Not everything hits. The moments of healthy love slide by a little too easily, like the album doesn’t quite know what to do with peace. But when it leans into discomfort, it’s locked in.

And yeah, in my book this one is simply great—not because it’s flawless, but because it’s deliberate about what it wants to show you.

Favorite tracks: “Mr. Train Conductor,” “I Can’t Ever Leave You,” “Taken Out of the Picture”

Doctrine of Love doesn’t try to convince you love is beautiful. It argues—calmly, stubbornly—that love is an education you pay for with your dignity, and the diploma is mostly bruises.
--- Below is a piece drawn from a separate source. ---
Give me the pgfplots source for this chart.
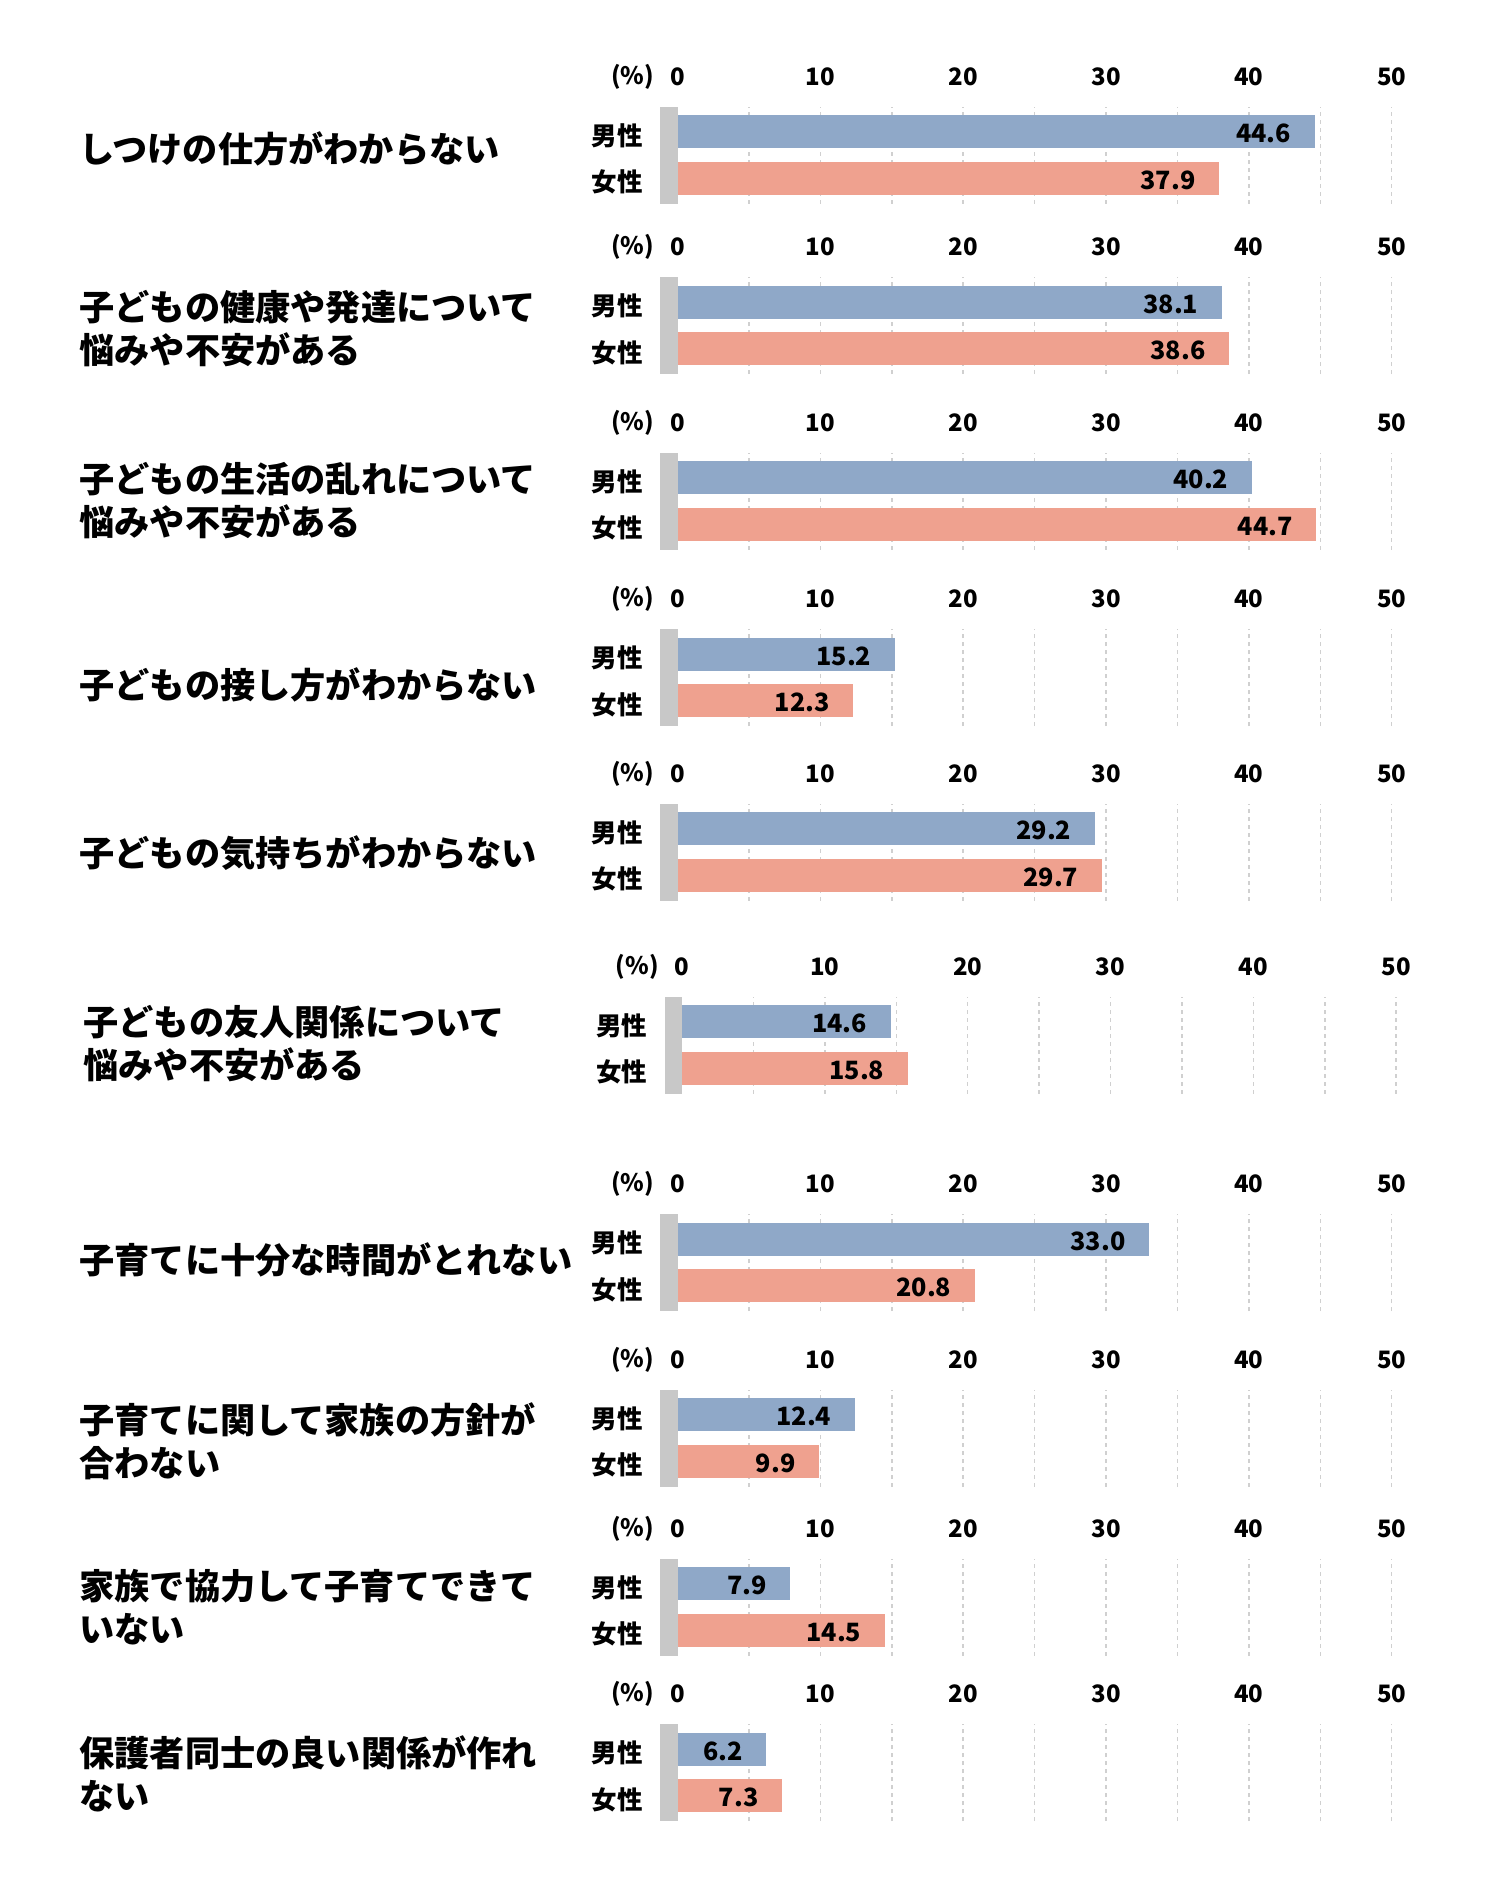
\documentclass[border=0pt]{standalone}
\usepackage{fontspec}
\setmainfont{Noto Sans CJK JP}
\usepackage{pgfplots}
\pgfplotsset{compat=1.18}
\definecolor{mblue}{HTML}{8FA8C8}
\definecolor{fsalmon}{HTML}{EFA18F}
\definecolor{gbar}{HTML}{C8C8C8}
\definecolor{gridc}{HTML}{D0D0D0}
\newcommand\tickfont{\bfseries\fontsize{12}{14}\selectfont}
\newcommand\valfont{\bfseries\fontsize{12.6}{14}\selectfont}
\newcommand\titlefont{\bfseries\fontsize{17.6}{21.5}\selectfont}
\pgfplotsset{
 panel/.style={
  scale only axis, width=357.1pt, height=48.5pt, anchor=north west,
  xmin=0, xmax=50, ymin=0, ymax=97, clip=false,
  axis line style={draw=none}, major tick length=0pt, minor tick length=0pt,
  xtick={0,10,20,30,40,50}, xticklabels={0,10,20,30,40,50}, xticklabel pos=upper,
  minor xtick={5,10,15,20,25,30,35,40,45,50}, xminorgrids=true, xmajorgrids=false, ymajorgrids=false,
  minor grid style={draw=gridc, line width=0.75pt, dash pattern=on 2pt off 2pt},
  xticklabel style={anchor=center, yshift=15pt, inner sep=0pt, font=\tickfont},
  ytick={25.5,72}, yticklabels={女性,男性},
  yticklabel style={anchor=east, inner sep=0pt, xshift=-17.25pt, yshift=-2pt, font=\bfseries\fontsize{12.75}{14}\selectfont},
  /pgf/number format/assume math mode=true,
  point meta=explicit symbolic,
  nodes near coords,
 },
 vlab/.style={every node near coord/.append style={anchor=east, xshift=-11.5pt, yshift=-1pt, inner sep=0pt, text=black, font=\valfont}},
 male/.style={xbar, bar width=16.5pt, bar shift=0pt, fill=mblue, draw=none, vlab},
 female/.style={xbar, bar width=16.5pt, bar shift=0pt, fill=fsalmon, draw=none, vlab},
}
\newcommand\deco{%
 \fill[gbar] (axis cs:-1.225,0) rectangle (axis cs:0,97);
 \node[anchor=east, inner sep=0pt, xshift=-11.5pt, yshift=15pt, font=\tickfont] at (axis cs:0,97) {(\%)};
}
\tikzset{ttl/.style={anchor=west, align=left, inner sep=0pt, font=\titlefont}}
\begin{document}
\begin{tikzpicture}
\useasboundingbox (0,0) rectangle (743.5pt,-942pt);

% 1
\begin{axis}[panel, at={(338.75pt,-53.3pt)}]
\addplot[male] coordinates {(44.6,72) [44.6]};
\addplot[female] coordinates {(37.9,25.5) [37.9]};
\deco
\end{axis}
\node[ttl] at (39.5pt,-74.35pt) {しつけの仕方がわからない};

% 2
\begin{axis}[panel, at={(338.75pt,-138.5pt)}]
\addplot[male] coordinates {(38.1,72) [38.1]};
\addplot[female] coordinates {(38.6,25.5) [38.6]};
\deco
\end{axis}
\node[ttl] at (39.5pt,-164.45pt) {子どもの健康や発達について\\悩みや不安がある};

% 3
\begin{axis}[panel, at={(338.75pt,-226.35pt)}]
\addplot[male] coordinates {(40.2,72) [40.2]};
\addplot[female] coordinates {(44.7,25.5) [44.7]};
\deco
\end{axis}
\node[ttl] at (39.5pt,-250.35pt) {子どもの生活の乱れについて\\悩みや不安がある};

% 4
\begin{axis}[panel, at={(338.75pt,-314.5pt)}]
\addplot[male] coordinates {(15.2,72) [15.2]};
\addplot[female] coordinates {(12.3,25.5) [12.3]};
\deco
\end{axis}
\node[ttl] at (39.5pt,-342.3pt) {子どもの接し方がわからない};

% 5
\begin{axis}[panel, at={(338.75pt,-401.75pt)}]
\addplot[male] coordinates {(29.2,72) [29.2]};
\addplot[female] coordinates {(29.7,25.5) [29.7]};
\deco
\end{axis}
\node[ttl] at (39.5pt,-426.4pt) {子どもの気持ちがわからない};

% 6
\begin{axis}[panel, at={(341pt,-498.35pt)}]
\addplot[male] coordinates {(14.6,72) [14.6]};
\addplot[female] coordinates {(15.8,25.5) [15.8]};
\deco
\end{axis}
\node[ttl] at (41.5pt,-522pt) {子どもの友人関係について\\悩みや不安がある};

% 7
\begin{axis}[panel, at={(338.75pt,-607pt)}]
\addplot[male] coordinates {(33.0,72) [33.0]};
\addplot[female] coordinates {(20.8,25.5) [20.8]};
\deco
\end{axis}
\node[ttl] at (39.5pt,-630pt) {子育てに十分な時間がとれない};

% 8
\begin{axis}[panel, at={(338.75pt,-694.8pt)}]
\addplot[male] coordinates {(12.4,72) [12.4]};
\addplot[female] coordinates {(9.9,25.5) [9.9]};
\deco
\end{axis}
\node[ttl] at (39.5pt,-720.8pt) {子育てに関して家族の方針が\\合わない};

% 9
\begin{axis}[panel, at={(338.75pt,-779.3pt)}]
\addplot[male] coordinates {(7.9,72) [7.9]};
\addplot[female] coordinates {(14.5,25.5) [14.5]};
\deco
\end{axis}
\node[ttl] at (39.5pt,-803.8pt) {家族で協力して子育てできて\\いない};

% 10
\begin{axis}[panel, at={(338.75pt,-862pt)}]
\addplot[male] coordinates {(6.2,72) [6.2]};
\addplot[female] coordinates {(7.3,25.5) [7.3]};
\deco
\end{axis}
\node[ttl] at (39.5pt,-886.8pt) {保護者同士の良い関係が作れ\\ない};

\end{tikzpicture}
\end{document}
Our verdict: People who like soul music when it’s a little haunted—and who don’t need every chorus to feel like a hug—will actually love this album. If you only want charming throwback romance and zero emotional self-owning, you’ll get bored and wander off around “Good Good Love,” humming politely like you’re trapped in a nice waiting room.

FAQ

  • What’s the core vibe of Doctrine of Love? Wounded soul that refuses to dramatize the wound—he narrates it like it already happened and he’s still living in the aftertaste.
  • Is Doctrine of Love a “retro” soul album? The sound nods to classic soul, but the emotional framing is less candlelight and more fluorescent lighting over bad decisions.
  • Which songs hit the hardest on first listen? “Mr. Train Conductor” and “I Can’t Ever Leave You” land immediately because they commit to helplessness instead of trying to style it out.
  • Does the album have weaker spots? When the love is healthy—especially on “Good Good Love”—the songs can feel pleasant but too light to leave a mark.
  • What should I listen for to understand the album’s point? Pay attention to how often he places himself as the one at fault, then watch how he still can’t fix the situation. That tension is the thesis.